To develop Lacrosse IQ on your own, start by watching films of games to look for what you missed when you were playing. It’s a great way to learn about the sport, because a lot becomes glaringly obvious on playback. Then there are things you’ll need a coach to point out, but watching film is a good place to start.
Also watch college lacrosse in person or on TV. Compare what they’re doing to what your team is doing, and compare what your favorite player is doing to what you’re doing. That’s a pretty easy way to develop Lacrosse IQ.

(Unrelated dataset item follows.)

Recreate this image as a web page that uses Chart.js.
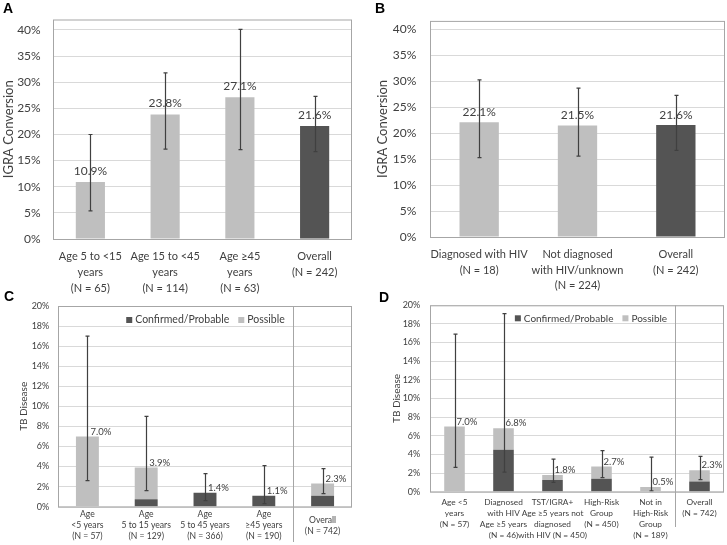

The biggest thing is to start looking at the sport from more of a bird’s-eye view, and not just from when the ball is in your stick or when your guy is dodging on you. Look at lacrosse as the ultimate team sport. Offensively, defensively. Even a goalie, when he’s not stopping the ball, his biggest job is to control his defense so that he sees the shots he wants to see. He could be the best goalie in the world but if he’s not controlling his defense to play proper team defense, he’s going to be getting a lot of shots from the crease, which are harder to see than from 12-15 yards out. A good goalie who has Lax IQ will captain his defense to control the shots that he sees. And that’s just one example.
So, again, once you’re able to start looking at the sport from that bird’s-eye view, you’ll start to see more options, which means you’ll develop more weapons, which will make you a better lacrosse player.
Lax IQ is super important, so put in the time to start developing it.